Careri dedica tutta la prima parte del suo saggio a illustrare il Cristo-Apollo che Michelangelo dipinge: bello, glabro, col braccio destro alzato a sancire la condanna, ma quello sinistro piegato che sembra anche suggerire clemenza (terribilità vasariana contro sistema aperto proposto da Condivi, che scrisse sotto il controllo di Michelangelo). Quel Cristo dall’anatomia classica, con la madre accanto che pare quasi proteggersi da quella immensa energia, è il modello di una “conformazione” che in Paolo significa la trasfigurazione in una nuova imago, a cui i cristiani devono rendersi simili nell’aspetto, indossando quell’immagine come il nuovo abito che li rende partecipi del suo corpo glorioso.

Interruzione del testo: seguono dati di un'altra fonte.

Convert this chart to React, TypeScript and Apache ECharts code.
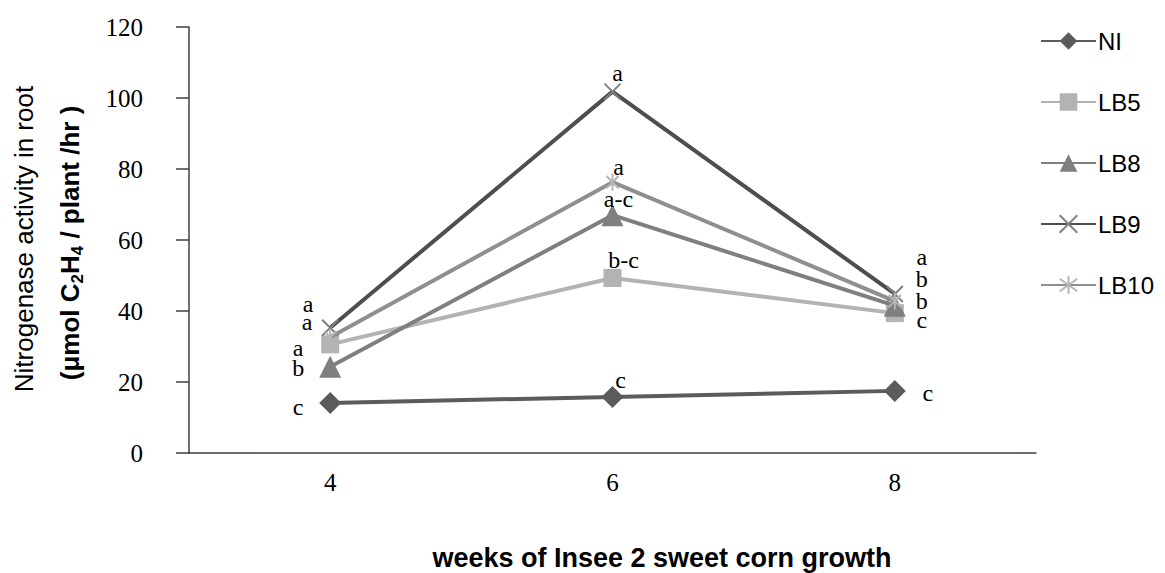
import React, { useEffect, useRef } from "react";
import * as echarts from "echarts";

const WEEKS = ["4", "6", "8"];
const SERIES_NAMES = ["NI", "LB5", "LB8", "LB9", "LB10"];
const NI = [14.1, 15.8, 17.5];
const LB5 = [30.6, 49.3, 39.4];
const LB8 = [24.3, 67.0, 41.5];
const LB9 = [35.3, 101.8, 44.8];
const LB10 = [32.6, 76.3, 42.8];
const NI_LETTERS = ["c", "c", "c"];
const LB5_LETTERS = ["a", "b-c", "c"];
const LB8_LETTERS = ["b", "a-c", "b"];
const LB9_LETTERS = ["a", "a", "a"];
const LB10_LETTERS = ["a", "a", "b"];
const Y_TICKS = { min: 0, max: 120, interval: 20 };

const SERIF = "Liberation Serif";
const SANS = "Liberation Sans";

export default function App() {
  const ref = useRef<HTMLDivElement>(null);
  useEffect(() => {
    document.body.style.margin = "0";
    const chart = echarts.init(ref.current!, null, { renderer: "svg" });

    const styles = [
      { color: "#5b5b5b", marker: "#5b5b5b", symbol: "diamond", size: 22, offsets: [[-32, 4], [8, -17], [33, 2]] },
      { color: "#b3b3b3", marker: "#b3b3b3", symbol: "rect", size: 18, offsets: [[-32, 4], [11, -18], [27, 7]] },
      { color: "#7f7f7f", marker: "#7f7f7f", symbol: "triangle", size: 22, offsets: [[-32, 1], [6, -16], [27, -5]] },
      { color: "#4e4e4e", marker: "#808080", symbol: "path://M0,0L10,10M10,0L0,10", size: 16, offsets: [[-22, -24], [5, -19], [27, -37]] },
      { color: "#8f8f8f", marker: "#b5b5b5", symbol: "path://M0,0L10,10M10,0L0,10M5,-2L5,12", size: 17, offsets: [[-23, -15], [6, -15], [27, -22]] },
    ];
    const values = [NI, LB5, LB8, LB9, LB10];
    const letters = [NI_LETTERS, LB5_LETTERS, LB8_LETTERS, LB9_LETTERS, LB10_LETTERS];

    const series = SERIES_NAMES.map((name, si) => {
      const st = styles[si];
      return {
        name,
        type: "line",
        symbol: st.symbol,
        symbolSize: st.size,
        symbolKeepAspect: true,
        z: 2 + si,
        lineStyle: { color: st.color, width: 4 },
        itemStyle: { color: st.marker, borderColor: st.marker, borderWidth: st.symbol.startsWith("path") ? 2 : 0 },
        data: values[si].map((v, i) => ({
          value: v,
          label: {
            show: true,
            position: "inside",
            offset: st.offsets[i],
            formatter: letters[si][i],
            fontFamily: SERIF,
            fontSize: 24,
            color: "#000",
          },
        })),
      };
    });

    chart.setOption({
      animation: false,
      grid: { left: 189, right: 129, top: 27, bottom: 120 },
      legend: {
        orient: "vertical",
        left: 1035,
        top: 24,
        itemWidth: 55,
        itemHeight: 22,
        itemGap: 37,
        data: SERIES_NAMES,
        textStyle: { fontFamily: SANS, fontSize: 24, color: "#000", lineHeight: 20, padding: [0, 0, 0, -3] },
      },
      xAxis: {
        type: "category",
        data: WEEKS,
        boundaryGap: true,
        axisLine: { lineStyle: { color: "#3f3f3f", width: 1.5 } },
        axisTick: { show: false },
        axisLabel: { fontFamily: SERIF, fontSize: 25, color: "#000", margin: 17 },
      },
      yAxis: {
        type: "value",
        min: Y_TICKS.min,
        max: Y_TICKS.max,
        interval: Y_TICKS.interval,
        splitLine: { show: false },
        axisLine: { show: true, lineStyle: { color: "#3f3f3f", width: 1.5 } },
        axisTick: { show: true, length: 13, lineStyle: { color: "#3f3f3f", width: 1.5 } },
        axisLabel: { fontFamily: SERIF, fontSize: 25, color: "#000", margin: 46 },
      },
      graphic: [
        {
          type: "text",
          x: 24,
          y: 239,
          rotation: Math.PI / 2,
          style: {
            text: "Nitrogenase activity in root",
            fontFamily: SANS,
            fontSize: 26,
            fill: "#000",
            align: "center",
            verticalAlign: "middle",
          },
        },
        {
          type: "text",
          x: 70,
          y: 243,
          rotation: Math.PI / 2,
          style: {
            text: "(μmol C{sub|2}H{sub|4} / plant /hr )",
            fontFamily: SANS,
            fontSize: 26,
            fontWeight: "bold",
            fill: "#000",
            align: "center",
            verticalAlign: "middle",
            lineHeight: 32,
            rich: {
              sub: { fontFamily: SANS, fontSize: 17, fontWeight: "bold", fill: "#000", verticalAlign: "bottom", lineHeight: 17 },
            },
          },
        },
        {
          type: "text",
          x: 662,
          y: 558,
          style: {
            text: "weeks of Insee 2 sweet corn growth",
            fontFamily: SANS,
            fontSize: 27,
            fontWeight: "bold",
            fill: "#000",
            align: "center",
            verticalAlign: "middle",
          },
        },
      ],
      series,
    });
    return () => chart.dispose();
  }, []);
  return <div ref={ref} style={{ width: 1165, height: 573 }} />;
}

Se la Sistina è «una grande fabbrica della storia cristiana», il Giudizio è l’immagine che attesta una «euristica del montaggio», cioè un nuovo modo di esprimere ciò che fino a quel momento aveva seguito «i principi dell’istoria esposti da Leon Battista Alberti», senza accorgersi poi che già il vento riformatore stava soffiando sulla cristianità. Il Giudizio supera il modello ben ordinato dell’istoria e dà forma a «una costellazione di azioni colte nell’atto di svolgersi, aperte e incompiute, e un’estrema contrazione dello spazio costruito per stratificazione densa; forme capaci di visualizzare la condizione dell’imminenza della fine del tempo». E Careri sottolinea la doppia implosione storica che il Giudizio produce rispetto sia al ciclo delle storie quattrocentesche e della volta: quella del modello albertiano per l’arte; sia nella lettura della stessa storia all’interno del ciclo. Una lettura che vuole collocare quell’affresco nel dibattito a cui prese parte attraverso un pensiero espresso per immagini.